There is a separate tactic – creating fake apps and ‘promoting’ them through fake ratings and comments. This is precisely how fraudsters trick victims into installing dangerous software.
An infrastructure comprising thousands of fake profiles on social media, messaging apps and even crypto platforms is known as a bot farm. Bot farms can simultaneously disseminate identical messages, create a ‘mass effect’ and amplify fraudulent campaigns. Such networks are often centrally managed and use specialised software.
Fraudsters actively use bot farms for phishing attacks. They send out mass messages with fake links to services, leave positive reviews about fraudulent projects and impersonate the site’s technical support. As a result, the user, unfortunately, voluntarily hands over access to their assets.
To avoid falling victim to a bot farm, security experts recommend checking primary sources and not trusting mass ‘recommendations’ in comments, as this is a typical tool used by bot farms. Always treat links with caution, even if the website looks genuine. Bots often promote phishing sites, so always check the address manually. Minimise your ‘public profile’, as the less information there is online about your crypto assets, the lower the likelihood of becoming a target for bots.

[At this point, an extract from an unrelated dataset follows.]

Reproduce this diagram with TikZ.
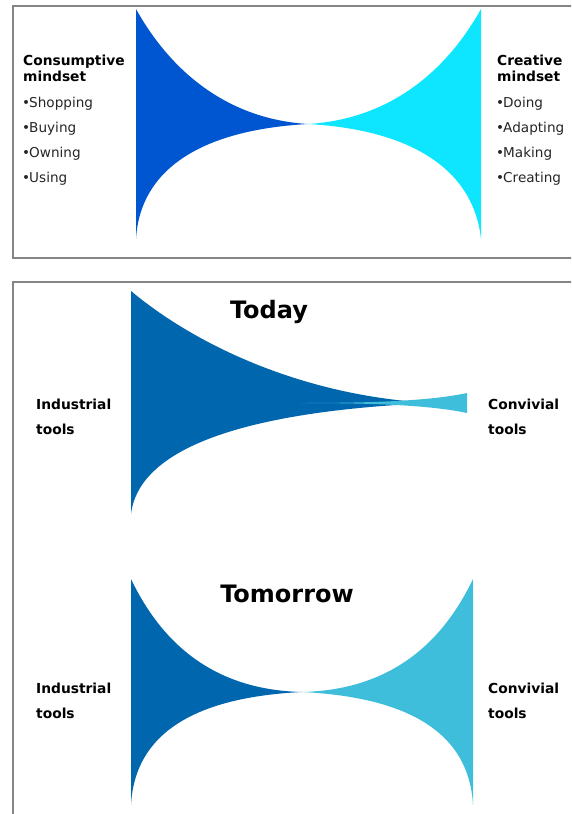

Use ‘cold wallets’. For example, hardware devices from Ledger or Trezor make it much harder for anyone to access your funds, even in the event of an attack.
Remember: messages such as ‘your account will be blocked’ are almost always a classic social engineering ploy.
Cryptocurrencies open up a wealth of new opportunities, but at the same time shift the responsibility for security onto the users themselves. And unlike the banking system, there is no ‘customer support’ here to return your money.
Importantly, in most cases, token theft is the result of a combination of technical attacks and human carelessness.